Innanzitutto, si segnala come le esportazioni ucraine siano state fortemente limitate a causa del blocco dei porti del Mar Nero da parte della Marina russa: prima della guerra tali porti rappresentavano il 90 % delle esportazioni di cereali e semi oleosi. L’invasione russa sta avendo conseguenze gravi sui mercati alimentari mondiali. In circostanze normali, il 75% della produzione ucraina di cereali veniva esportato, generando circa il 20% dei proventi nazionali annui da esportazioni. Circa un terzo delle esportazioni è destinato all’Europa, alla Cina e all’Africa.

Secondo la Commissione Ue, “… è urgentemente necessario creare rotte logistiche alternative utilizzando tutti i modi di trasporto per collegare l’UE all’Ucraina, in attesa del ripristino dell’accesso dell’Ucraina alle rotte del Mar Nero. Ciò implica il potenziamento e lo sviluppo dei corrispondenti servizi di trasporto merci lungo tali rotte logistiche che collegano l’Ucraina ai porti marittimi dell’UE, dove le merci possono poi essere spedite o anche eventualmente stoccate. Ciò è fondamentale non solo per gli agricoltori ucraini, ma anche per i consumatori dell’UE e del resto del mondo”.

“Pur non potendo sostituire gli accordi commerciali tra gli operatori dell’UE e i venditori ucraini di cereali, la Commissione europea può contribuire ad agevolare il coordinamento tra i portatori di interessi e le autorità competenti. Le misure a breve termine devono sbloccare il potenziale logistico esistente, mentre ulteriori azioni a medio e lungo termine dovrebbero fungere da motori del commercio post-bellico dell’Ucraina e sostenere la ricostruzione del paese” si legge ancora nel documento.
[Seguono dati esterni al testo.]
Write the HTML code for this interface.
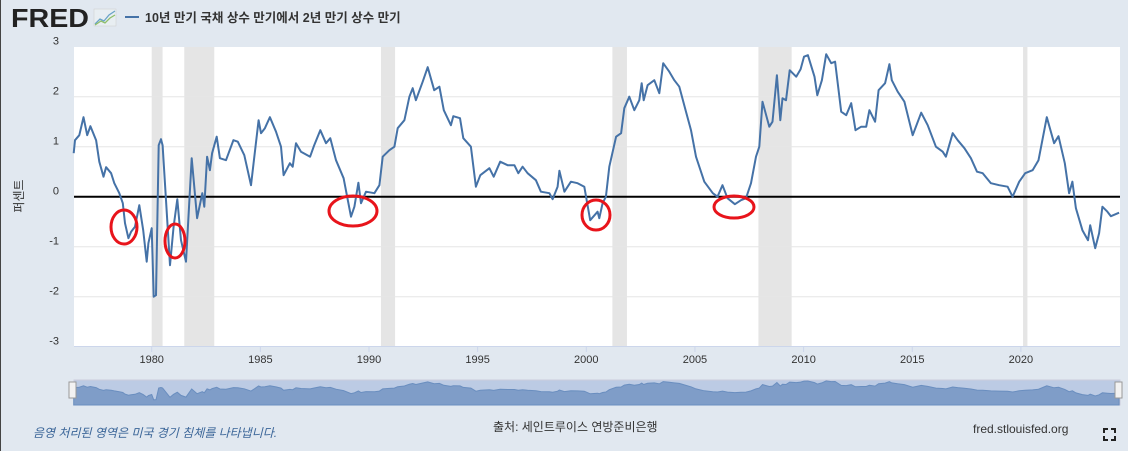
<!DOCTYPE html>
<html><head><meta charset="utf-8">
<style>
html,body{margin:0;padding:0;}
body{width:1128px;height:451px;background:#e1e8f0;overflow:hidden;position:relative;font-family:"Liberation Sans","Noto Sans CJK KR",sans-serif;border-left:1px solid #444;box-sizing:border-box;}
</style></head>
<body>
<svg width="1128" height="451" viewBox="0 0 1128 451" style="position:absolute;left:0;top:0">
  <g>
    <text x="10" y="27" font-size="26" font-weight="bold" fill="#222" font-family="Liberation Sans, sans-serif" textLength="78" lengthAdjust="spacingAndGlyphs">FRED</text>
    <rect x="93" y="9" width="22" height="17" fill="#e8eef2" stroke="#ccc" stroke-width="0.5"/>
    <polyline points="94,24 99,19 103,21 108,15 114,11" fill="none" stroke="#6aa3c8" stroke-width="1.3"/>
    <polyline points="94,25 100,21 104,23 109,18 114,15" fill="none" stroke="#8fbf6a" stroke-width="1.3"/>
  </g>
  <g>
    <line x1="124" y1="17" x2="138" y2="17" stroke="#4572a7" stroke-width="2"/>
    <text x="144" y="22" font-size="12.5" font-weight="bold" fill="#333" font-family="Liberation Sans, Noto Sans CJK KR, sans-serif">10년 만기 국채 상수 만기에서 2년 만기 상수 만기</text>
  </g>
  <rect x="73" y="47" width="1046" height="300" fill="#fff"/>
  <g id="rec"></g>
  <g id="grid"></g>
  <g id="ylab"></g>
  <g id="xlab"></g>
  <line x1="73" y1="196.7" x2="1119" y2="196.7" stroke="#000" stroke-width="2"/>
  <path id="series" fill="none" stroke="#4572a7" stroke-width="2" stroke-linejoin="round"/>
  <g fill="none" stroke="#e8141b" stroke-width="3">
    <ellipse cx="123" cy="227" rx="13" ry="17"/>
    <ellipse cx="174" cy="241" rx="10" ry="17"/>
    <ellipse cx="352" cy="211" rx="24" ry="15"/>
    <ellipse cx="595" cy="215" rx="14" ry="15"/>
    <ellipse cx="733" cy="207" rx="20" ry="11"/>
  </g>
  <text transform="translate(22,196) rotate(-90)" text-anchor="middle" font-size="12" fill="#333">퍼센트</text>
  <g>
    <rect x="73" y="380" width="1046" height="25" fill="#bccbe4" stroke="#ccd" />
    <path id="navarea" fill="#7f9dc8" stroke="#6a8ebf" stroke-width="1"/>
    <rect x="68" y="382" width="7" height="16" fill="#f2f2f2" stroke="#999"/>
    <rect x="1114" y="382" width="7" height="16" fill="#f2f2f2" stroke="#999"/>
  </g>
  <text x="32" y="437" font-size="12" font-style="italic" fill="#3a6598">음영 처리된 영역은 미국 경기 침체를 나타냅니다.</text>
  <text x="492" y="431" font-size="12" fill="#333">출처: 세인트루이스 연방준비은행</text>
  <text x="972" y="433" font-size="12" fill="#333">fred.stlouisfed.org</text>
  <g stroke="#222" stroke-width="2" fill="none">
    <polyline points="1103,433 1103,429 1107,429"/><polyline points="1110,429 1114,429 1114,433"/>
    <polyline points="1103,436 1103,440 1107,440"/><polyline points="1110,440 1114,440 1114,436"/>
  </g>
</svg>
<script>
const years=[1976.41,1976.47,1976.67,1976.86,1977.03,1977.18,1977.44,1977.59,1977.78,1977.9,1978.13,1978.28,1978.51,1978.67,1978.77,1978.93,1979.05,1979.23,1979.43,1979.61,1979.77,1979.85,1980.0,1980.09,1980.2,1980.32,1980.43,1980.5,1980.66,1980.84,1981.01,1981.18,1981.35,1981.58,1981.84,1982.09,1982.33,1982.42,1982.55,1982.68,1982.78,1982.99,1983.14,1983.42,1983.76,1983.96,1984.26,1984.57,1984.92,1985.03,1985.21,1985.44,1985.72,1985.95,1986.07,1986.36,1986.49,1986.64,1986.87,1987.29,1987.48,1987.76,1988.02,1988.22,1988.48,1988.83,1989.17,1989.33,1989.51,1989.63,1989.86,1990.25,1990.48,1990.63,1990.94,1991.17,1991.32,1991.63,1991.86,1992.01,1992.16,1992.47,1992.7,1993.0,1993.24,1993.44,1993.77,1993.88,1994.19,1994.34,1994.69,1994.92,1995.12,1995.54,1995.74,1996.04,1996.38,1996.69,1996.87,1997.07,1997.3,1997.68,1997.91,1998.3,1998.45,1998.68,1998.76,1998.99,1999.29,1999.6,1999.91,2000.18,2000.52,2000.6,2000.75,2000.9,2001.06,2001.37,2001.6,2001.75,2001.98,2002.21,2002.44,2002.55,2002.64,2002.82,2003.13,2003.36,2003.54,2003.82,2004.05,2004.28,2004.59,2004.82,2005.05,2005.43,2005.82,2006.04,2006.27,2006.5,2006.84,2007.12,2007.35,2007.58,2007.81,2007.96,2008.11,2008.42,2008.57,2008.77,2008.93,2009.03,2009.19,2009.36,2009.66,2009.86,2010.02,2010.2,2010.5,2010.63,2010.84,2011.04,2011.27,2011.45,2011.73,2011.96,2012.19,2012.39,2012.65,2012.88,2013.03,2013.29,2013.45,2013.75,2013.95,2014.06,2014.33,2014.64,2015.02,2015.41,2015.71,2016.09,2016.4,2016.55,2016.86,2017.09,2017.4,2017.7,2017.98,2018.24,2018.62,2019.0,2019.39,2019.62,2019.92,2020.2,2020.54,2020.81,2021.19,2021.53,2021.73,2022.02,2022.22,2022.37,2022.53,2022.83,2023.09,2023.19,2023.42,2023.6,2023.75,2023.98,2024.14,2024.52];
const spread=[0.87,1.13,1.23,1.59,1.23,1.41,1.13,0.70,0.40,0.59,0.47,0.27,0.07,-0.13,-0.53,-0.83,-0.70,-0.60,-0.17,-0.67,-1.30,-0.93,-0.63,-2.0,-1.97,1.03,1.15,1.03,-0.07,-1.37,-0.60,-0.05,-0.87,-1.30,0.77,-0.43,0.07,-0.20,0.80,0.53,0.87,1.20,0.77,0.73,1.13,1.10,0.83,0.23,1.53,1.27,1.37,1.59,1.30,1.0,0.43,0.67,0.60,1.07,0.90,0.80,1.03,1.33,1.07,1.17,0.73,0.37,-0.40,-0.20,0.28,-0.13,0.10,0.07,0.23,0.80,0.93,1.0,1.37,1.53,2.0,2.17,1.93,2.30,2.59,2.13,2.20,1.73,1.43,1.61,1.57,1.17,1.0,0.20,0.43,0.57,0.40,0.70,0.63,0.63,0.47,0.60,0.47,0.33,0.10,0.07,-0.05,0.20,0.52,0.10,0.30,0.27,0.20,-0.47,-0.30,-0.43,-0.13,0.0,0.60,1.20,1.27,1.77,2.0,1.73,1.93,2.27,1.93,2.23,2.33,2.07,2.67,2.50,2.33,2.20,1.70,1.33,0.80,0.30,0.07,0.0,0.23,-0.03,-0.15,-0.07,-0.03,0.27,0.80,1.0,1.90,1.40,1.50,2.43,1.53,1.97,1.93,2.53,2.40,2.55,2.80,2.83,2.40,2.03,2.33,2.85,2.67,2.70,1.70,1.63,1.87,1.33,1.40,1.40,1.73,1.50,2.13,2.27,2.65,2.33,2.10,1.90,1.23,1.68,1.43,1.0,0.90,0.80,1.27,1.13,0.97,0.77,0.50,0.47,0.27,0.23,0.20,0.0,0.30,0.47,0.53,0.73,1.59,1.07,1.21,0.67,0.07,0.30,-0.23,-0.67,-0.87,-0.57,-1.03,-0.73,-0.20,-0.30,-0.39,-0.32];
const recStart=[1980.0,1981.5,1990.55,2001.2,2007.92,2020.1];
const recEnd=[1980.5,1982.88,1991.2,2001.87,2009.45,2020.3];
const yTicks=[3,2,1,0,-1,-2,-3];
const xTicks=[1980,1985,1990,1995,2000,2005,2010,2015,2020];
const NS="http://www.w3.org/2000/svg";
function X(t){return 150.7+(t-1980)*21.73;}
function Y(v){return 196.7-v*50;}
function NY(v){return 392-v*3.9;}
const rec=document.getElementById('rec');
recStart.forEach((s,i)=>{const r=document.createElementNS(NS,'rect');
r.setAttribute('x',X(s));r.setAttribute('y',47);r.setAttribute('width',X(recEnd[i])-X(s));r.setAttribute('height',300);r.setAttribute('fill','#e5e5e5');


rec.appendChild(r);});
const grid=document.getElementById('grid'),ylab=document.getElementById('ylab'),xlab=document.getElementById('xlab');
yTicks.forEach(v=>{if(v!==3&&v!==-3&&v!==0){const l=document.createElementNS(NS,'line');
l.setAttribute('x1',73);l.setAttribute('x2',1119);l.setAttribute('y1',Y(v));l.setAttribute('y2',Y(v));l.setAttribute('stroke','#e6e6e6');


grid.appendChild(l);}
const t=document.createElementNS(NS,'text');t.setAttribute('x',58);t.setAttribute('y',Y(v)-2);t.setAttribute('text-anchor','end');t.setAttribute('font-size','11');t.setAttribute('fill','#333');t.textContent=v;


ylab.appendChild(t);});
const ax=document.createElementNS(NS,'line');ax.setAttribute('x1',73);ax.setAttribute('x2',1119);ax.setAttribute('y1',346.5);ax.setAttribute('y2',346.5);ax.setAttribute('stroke','#ccd6eb');


grid.appendChild(ax);
xTicks.forEach(y=>{const l=document.createElementNS(NS,'line');l.setAttribute('x1',X(y));l.setAttribute('x2',X(y));l.setAttribute('y1',347);l.setAttribute('y2',352);l.setAttribute('stroke','#ccd6eb');


xlab.appendChild(l);
const t=document.createElementNS(NS,'text');t.setAttribute('x',X(y));t.setAttribute('y',363);t.setAttribute('text-anchor','middle');t.setAttribute('font-size','11');t.setAttribute('fill','#333');t.textContent=y;


xlab.appendChild(t);});
let d='',nd='';
years.forEach((t,i)=>{d+=(i?'L':'M')+X(t).toFixed(1)+','+Y(spread[i]).toFixed(1);nd+=(i?'L':'M')+X(t).toFixed(1)+','+NY(spread[i]).toFixed(1);});
document.getElementById('series').setAttribute('d',d);
document.getElementById('navarea').setAttribute('d',nd+'L'+X(years[years.length-1]).toFixed(1)+',405L'+X(years[0]).toFixed(1)+',405Z');
</script>
</body></html>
Interessante anche la parte dedicata alla questione doganale e più in generale alla burocrazia. “Appare pertanto urgente stabilire quali regimi doganali non siano essenziali e possano essere semplificati e valutare dove sia necessaria una capacità supplementare. La legislazione dell’UE non prevede alcuna certificazione veterinaria o fitosanitaria né per le importazioni di cereali né per il transito attraverso l’UE. Nell’ambito di un programma nazionale di controllo gli Stati membri possono prelevare campioni per verificare la conformità ai requisiti dell’UE a livello sia delle importazioni che del mercato nazionale. Tali controlli devono tuttavia essere basati sul rischio, proporzionati e non discriminatori. Attualmente tali controlli possono richiedere fino a diversi giorni e possono differire da un valico di frontiera all’altro e da uno Stato membro all’altro. I ritardi non solo impediscono la rapida spedizione delle merci, ma comportano anche costi aggiuntivi per gli operatori commerciali e gli operatori dei trasporti”.
Si segnala, inoltre, che non tutti i valichi di frontiera sono dotati del personale necessario per gestire i carri ferroviari in entrata 24 ore su 24, sette giorni su sette. Il miglioramento della capacità per le procedure di controllo e ispezione, una relativa applicazione più proporzionata o l’esonero dalle stesse grazie a una migliore comprensione delle norme applicabili accelererebbe notevolmente le procedure. “È pertanto anche necessario che gli Stati membri garantiscano una presenza adeguata di agenti ai posti di frontiera per accelerare tutti i controlli in vigore e fornire servizi 24 ore su 24 a tutti i valichi di frontiera pertinenti. Inoltre i controlli e le ispezioni dovrebbero essere effettuati in luoghi diversi dalla frontiera (ad esempio nei porti marittimi o a destinazione)”.
Sempre secondo la Commissione UE, lo stesso approccio deve essere promosso nei porti in cui i controlli amministrativi, frontalieri e doganali o lo sdoganamento dovrebbero essere effettuati rapidamente per ridurre al minimo il tempo di sosta del materiale rotabile nell’area portuale. “La Commissione incoraggia un’ulteriore semplificazione delle procedure relative al rilascio dei certificati di esportazione necessari in Ucraina. Una razionalizzazione di tali procedure contribuirebbe a evitare l’accumulo di ritardi nel trasporto di cereali in uscita dall’Ucraina”.